◆ WHAT THE TASK ASKS
For this exercise, repeat all of the material verbatim apart from its images.

◆ SOURCE EXCERPT
-=-=-
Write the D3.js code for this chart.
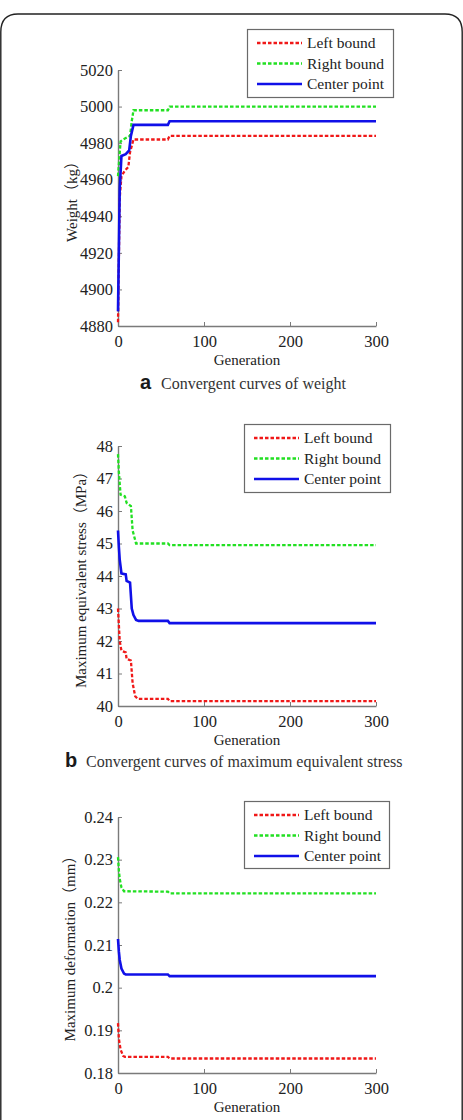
<!DOCTYPE html>
<html>
<head>
<meta charset="utf-8">
<script src="https://cdn.jsdelivr.net/npm/d3@7"></script>
<style>
  body { margin: 0; background: #fff; }
  svg { display: block; }
  .tick text { font-family: "Liberation Serif", serif; font-size: 16.5px; fill: #222; }
  .lbl { font-family: "Liberation Serif", "Noto Sans CJK SC", serif; font-size: 15px; fill: #222; }
</style>
</head>
<body>
<div id="container"></div>
<script>
// generation axis
var genTicks = [0, 100, 200, 300];
var seriesNames = ["Left bound", "Right bound", "Center point"];

// (a) weight, kg  -- [generation, value]
var weightTicks = [4880, 4900, 4920, 4940, 4960, 4980, 5000, 5020];
var weightLeft = [[0,4882],[2,4950],[4,4962],[8,4965],[12,4967],[14,4975],[18,4982],[58,4982],[60,4984],[300,4984]];
var weightRight = [[0,4962],[3,4981],[6,4982],[14,4984],[16,4992],[18,4998],[58,4998],[60,5000],[300,5000]];
var weightCenter = [[0,4888],[2,4955],[4,4973],[9,4974],[13,4976],[15,4984],[18,4990],[58,4990],[60,4992],[300,4992]];

// (b) maximum equivalent stress, MPa
var stressTicks = [40, 41, 42, 43, 44, 45, 46, 47, 48];
var stressLeft = [[0,43.0],[1,42.5],[2,42.0],[4,41.7],[9,41.65],[10,41.45],[15,41.4],[17,40.7],[20,40.3],[23,40.22],[58,40.22],[60,40.15],[300,40.15]];
var stressRight = [[0,47.75],[1,47.2],[3,46.5],[8,46.45],[10,46.25],[15,46.15],[17,45.4],[21,45.0],[58,45.0],[60,44.95],[300,44.95]];
var stressCenter = [[0,45.4],[1,44.9],[2,44.5],[4,44.08],[9,44.05],[10,43.85],[14,43.8],[16,43.0],[18,42.8],[21,42.65],[24,42.62],[58,42.62],[60,42.55],[300,42.55]];

// (c) maximum deformation, mm
var deformTicks = [0.18, 0.19, 0.20, 0.21, 0.22, 0.23, 0.24];
var deformLeft = [[0,0.1917],[1,0.1880],[3,0.1855],[6,0.1840],[8,0.1838],[58,0.1838],[60,0.1834],[300,0.1834]];
var deformRight = [[0,0.2306],[1,0.2275],[2,0.2255],[4,0.2235],[7,0.2226],[58,0.2225],[60,0.2221],[300,0.2221]];
var deformCenter = [[0,0.2114],[1,0.2085],[2,0.2065],[4,0.2045],[7,0.2033],[9,0.2031],[58,0.2031],[60,0.2027],[300,0.2027]];

var W = 463, H = 1120;
var colors = ["#f01818", "#22e022", "#1010e8"];
var dashes = ["3.5,2", "3.5,2", null];
var widths = [2.3, 2.3, 2.6];

var svg = d3.select("#container").append("svg")
	.attr("width", W)
	.attr("height", H);

// outer frame with rounded top corners
svg.append("path")
	.attr("d", "M0.8," + H + " V32 Q0.8,14 18,14 H445 Q462.2,14 462.2,32 V" + H)
	.attr("fill", "none")
	.attr("stroke", "#222")
	.attr("stroke-width", 1.4);

var panels = [
	{ top: 70, bottom: 326, ticks: weightTicks, fmt: d3.format("d"), data: [weightLeft, weightRight, weightCenter],
	  ylabel: "Weight（kg）", ylabelX: 72, legend: { x: 247, y: 29, w: 146, h: 68 },
	  capY: 389, capLetter: "a", capText: "Convergent curves of weight", capX: 140 },
	{ top: 446, bottom: 706, ticks: stressTicks, fmt: d3.format("d"), data: [stressLeft, stressRight, stressCenter],
	  ylabel: "Maximum equivalent stress（MPa）", ylabelX: 81, legend: { x: 244, y: 424, w: 146, h: 68 },
	  capY: 767, capLetter: "b", capText: "Convergent curves of maximum equivalent stress", capX: 65 },
	{ top: 817, bottom: 1073, ticks: deformTicks, fmt: function(v) { return String(+v.toFixed(2)); }, data: [deformLeft, deformRight, deformCenter],
	  ylabel: "Maximum deformation（mm）", ylabelX: 70, legend: { x: 244, y: 801, w: 145, h: 67 },
	  capY: null }
];

var x = d3.scaleLinear().domain([0, 300]).range([118, 376]);

panels.forEach(function(p) {
	var y = d3.scaleLinear()
		.domain([p.ticks[0], p.ticks[p.ticks.length - 1]])
		.range([p.bottom, p.top]);

	var g = svg.append("g");

	// x axis, ticks pointing inward
	var xa = g.append("g")
		.attr("transform", "translate(0," + p.bottom + ")")
		.call(d3.axisBottom(x).tickValues(genTicks).tickSizeInner(-4).tickSizeOuter(0).tickPadding(9));
	xa.selectAll(".tick text").attr("dy", "0.71em");

	// y axis
	var ya = g.append("g")
		.attr("transform", "translate(118,0)")
		.call(d3.axisLeft(y).tickValues(p.ticks).tickFormat(p.fmt).tickSizeInner(-4).tickSizeOuter(0).tickPadding(5));

	g.selectAll(".domain").attr("stroke", "#7a7a7a").attr("stroke-width", 1.4);
	g.selectAll(".tick line").attr("stroke", "#7a7a7a");

	// lines
	var line = d3.line()
		.x(function(d) { return x(d[0]); })
		.y(function(d) { return y(d[1]); });

	p.data.forEach(function(s, i) {
		g.append("path")
			.datum(s)
			.attr("fill", "none")
			.attr("stroke", colors[i])
			.attr("stroke-width", widths[i])
			.attr("stroke-dasharray", dashes[i])
			.attr("d", line);
	});

	// axis titles
	g.append("text")
		.attr("class", "lbl")
		.attr("x", 247)
		.attr("y", p.bottom + 39)
		.attr("text-anchor", "middle")
		.text("Generation");

	g.append("text")
		.attr("class", "lbl")
		.attr("transform", "translate(" + (p.ylabelX + 5) + "," + ((p.top + p.bottom) / 2) + ") rotate(-90)")
		.attr("text-anchor", "middle")
		.text(p.ylabel);

	// legend
	var L = p.legend;
	var lg = g.append("g").attr("transform", "translate(" + L.x + "," + L.y + ")");
	lg.append("rect")
		.attr("x", 0.5).attr("y", 0.5)
		.attr("width", L.w).attr("height", L.h)
		.attr("fill", "#fff")
		.attr("stroke", "#6a6a6a")
		.attr("stroke-width", 1.2);
	seriesNames.forEach(function(name, i) {
		var cy = 14 + i * 20.5;
		lg.append("line")
			.attr("x1", 10).attr("x2", 55)
			.attr("y1", cy).attr("y2", cy)
			.attr("stroke", colors[i])
			.attr("stroke-width", widths[i])
			.attr("stroke-dasharray", dashes[i]);
		lg.append("text")
			.attr("class", "lbl")
			.attr("x", 60)
			.attr("y", cy + 5)
			.style("font-size", "15.5px")
			.text(name);
	});

	// caption
	if (p.capY) {
		g.append("text")
			.attr("x", p.capX)
			.attr("y", p.capY)
			.style("font-family", "'Liberation Sans', Arial, sans-serif")
			.style("font-weight", "bold")
			.style("font-size", "20px")
			.attr("fill", "#1a1a1a")
			.text(p.capLetter);
		g.append("text")
			.attr("x", p.capX + 21)
			.attr("y", p.capY)
			.style("font-family", "'Liberation Serif', serif")
			.style("font-size", "16px")
			.attr("fill", "#333")
			.text(p.capText);
	}
});
</script>
</body>
</html>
-=-=-
◆ ANSWER TO THE EXERCISE
Write the D3.js code for this chart.
<!DOCTYPE html>
<html>
<head>
<meta charset="utf-8">
<script src="https://cdn.jsdelivr.net/npm/d3@7"></script>
<style>
  body { margin: 0; background: #fff; }
  svg { display: block; }
  .tick text { font-family: "Liberation Serif", serif; font-size: 16.5px; fill: #222; }
  .lbl { font-family: "Liberation Serif", "Noto Sans CJK SC", serif; font-size: 15px; fill: #222; }
</style>
</head>
<body>
<div id="container"></div>
<script>
// generation axis
var genTicks = [0, 100, 200, 300];
var seriesNames = ["Left bound", "Right bound", "Center point"];

// (a) weight, kg  -- [generation, value]
var weightTicks = [4880, 4900, 4920, 4940, 4960, 4980, 5000, 5020];
var weightLeft = [[0,4882],[2,4950],[4,4962],[8,4965],[12,4967],[14,4975],[18,4982],[58,4982],[60,4984],[300,4984]];
var weightRight = [[0,4962],[3,4981],[6,4982],[14,4984],[16,4992],[18,4998],[58,4998],[60,5000],[300,5000]];
var weightCenter = [[0,4888],[2,4955],[4,4973],[9,4974],[13,4976],[15,4984],[18,4990],[58,4990],[60,4992],[300,4992]];

// (b) maximum equivalent stress, MPa
var stressTicks = [40, 41, 42, 43, 44, 45, 46, 47, 48];
var stressLeft = [[0,43.0],[1,42.5],[2,42.0],[4,41.7],[9,41.65],[10,41.45],[15,41.4],[17,40.7],[20,40.3],[23,40.22],[58,40.22],[60,40.15],[300,40.15]];
var stressRight = [[0,47.75],[1,47.2],[3,46.5],[8,46.45],[10,46.25],[15,46.15],[17,45.4],[21,45.0],[58,45.0],[60,44.95],[300,44.95]];
var stressCenter = [[0,45.4],[1,44.9],[2,44.5],[4,44.08],[9,44.05],[10,43.85],[14,43.8],[16,43.0],[18,42.8],[21,42.65],[24,42.62],[58,42.62],[60,42.55],[300,42.55]];

// (c) maximum deformation, mm
var deformTicks = [0.18, 0.19, 0.20, 0.21, 0.22, 0.23, 0.24];
var deformLeft = [[0,0.1917],[1,0.1880],[3,0.1855],[6,0.1840],[8,0.1838],[58,0.1838],[60,0.1834],[300,0.1834]];
var deformRight = [[0,0.2306],[1,0.2275],[2,0.2255],[4,0.2235],[7,0.2226],[58,0.2225],[60,0.2221],[300,0.2221]];
var deformCenter = [[0,0.2114],[1,0.2085],[2,0.2065],[4,0.2045],[7,0.2033],[9,0.2031],[58,0.2031],[60,0.2027],[300,0.2027]];

var W = 463, H = 1120;
var colors = ["#f01818", "#22e022", "#1010e8"];
var dashes = ["3.5,2", "3.5,2", null];
var widths = [2.3, 2.3, 2.6];

var svg = d3.select("#container").append("svg")
	.attr("width", W)
	.attr("height", H);

// outer frame with rounded top corners
svg.append("path")
	.attr("d", "M0.8," + H + " V32 Q0.8,14 18,14 H445 Q462.2,14 462.2,32 V" + H)
	.attr("fill", "none")
	.attr("stroke", "#222")
	.attr("stroke-width", 1.4);

var panels = [
	{ top: 70, bottom: 326, ticks: weightTicks, fmt: d3.format("d"), data: [weightLeft, weightRight, weightCenter],
	  ylabel: "Weight（kg）", ylabelX: 72, legend: { x: 247, y: 29, w: 146, h: 68 },
	  capY: 389, capLetter: "a", capText: "Convergent curves of weight", capX: 140 },
	{ top: 446, bottom: 706, ticks: stressTicks, fmt: d3.format("d"), data: [stressLeft, stressRight, stressCenter],
	  ylabel: "Maximum equivalent stress（MPa）", ylabelX: 81, legend: { x: 244, y: 424, w: 146, h: 68 },
	  capY: 767, capLetter: "b", capText: "Convergent curves of maximum equivalent stress", capX: 65 },
	{ top: 817, bottom: 1073, ticks: deformTicks, fmt: function(v) { return String(+v.toFixed(2)); }, data: [deformLeft, deformRight, deformCenter],
	  ylabel: "Maximum deformation（mm）", ylabelX: 70, legend: { x: 244, y: 801, w: 145, h: 67 },
	  capY: null }
];

var x = d3.scaleLinear().domain([0, 300]).range([118, 376]);

panels.forEach(function(p) {
	var y = d3.scaleLinear()
		.domain([p.ticks[0], p.ticks[p.ticks.length - 1]])
		.range([p.bottom, p.top]);

	var g = svg.append("g");

	// x axis, ticks pointing inward
	var xa = g.append("g")
		.attr("transform", "translate(0," + p.bottom + ")")
		.call(d3.axisBottom(x).tickValues(genTicks).tickSizeInner(-4).tickSizeOuter(0).tickPadding(9));
	xa.selectAll(".tick text").attr("dy", "0.71em");

	// y axis
	var ya = g.append("g")
		.attr("transform", "translate(118,0)")
		.call(d3.axisLeft(y).tickValues(p.ticks).tickFormat(p.fmt).tickSizeInner(-4).tickSizeOuter(0).tickPadding(5));

	g.selectAll(".domain").attr("stroke", "#7a7a7a").attr("stroke-width", 1.4);
	g.selectAll(".tick line").attr("stroke", "#7a7a7a");

	// lines
	var line = d3.line()
		.x(function(d) { return x(d[0]); })
		.y(function(d) { return y(d[1]); });

	p.data.forEach(function(s, i) {
		g.append("path")
			.datum(s)
			.attr("fill", "none")
			.attr("stroke", colors[i])
			.attr("stroke-width", widths[i])
			.attr("stroke-dasharray", dashes[i])
			.attr("d", line);
	});

	// axis titles
	g.append("text")
		.attr("class", "lbl")
		.attr("x", 247)
		.attr("y", p.bottom + 39)
		.attr("text-anchor", "middle")
		.text("Generation");

	g.append("text")
		.attr("class", "lbl")
		.attr("transform", "translate(" + (p.ylabelX + 5) + "," + ((p.top + p.bottom) / 2) + ") rotate(-90)")
		.attr("text-anchor", "middle")
		.text(p.ylabel);

	// legend
	var L = p.legend;
	var lg = g.append("g").attr("transform", "translate(" + L.x + "," + L.y + ")");
	lg.append("rect")
		.attr("x", 0.5).attr("y", 0.5)
		.attr("width", L.w).attr("height", L.h)
		.attr("fill", "#fff")
		.attr("stroke", "#6a6a6a")
		.attr("stroke-width", 1.2);
	seriesNames.forEach(function(name, i) {
		var cy = 14 + i * 20.5;
		lg.append("line")
			.attr("x1", 10).attr("x2", 55)
			.attr("y1", cy).attr("y2", cy)
			.attr("stroke", colors[i])
			.attr("stroke-width", widths[i])
			.attr("stroke-dasharray", dashes[i]);
		lg.append("text")
			.attr("class", "lbl")
			.attr("x", 60)
			.attr("y", cy + 5)
			.style("font-size", "15.5px")
			.text(name);
	});

	// caption
	if (p.capY) {
		g.append("text")
			.attr("x", p.capX)
			.attr("y", p.capY)
			.style("font-family", "'Liberation Sans', Arial, sans-serif")
			.style("font-weight", "bold")
			.style("font-size", "20px")
			.attr("fill", "#1a1a1a")
			.text(p.capLetter);
		g.append("text")
			.attr("x", p.capX + 21)
			.attr("y", p.capY)
			.style("font-family", "'Liberation Serif', serif")
			.style("font-size", "16px")
			.attr("fill", "#333")
			.text(p.capText);
	}
});
</script>
</body>
</html>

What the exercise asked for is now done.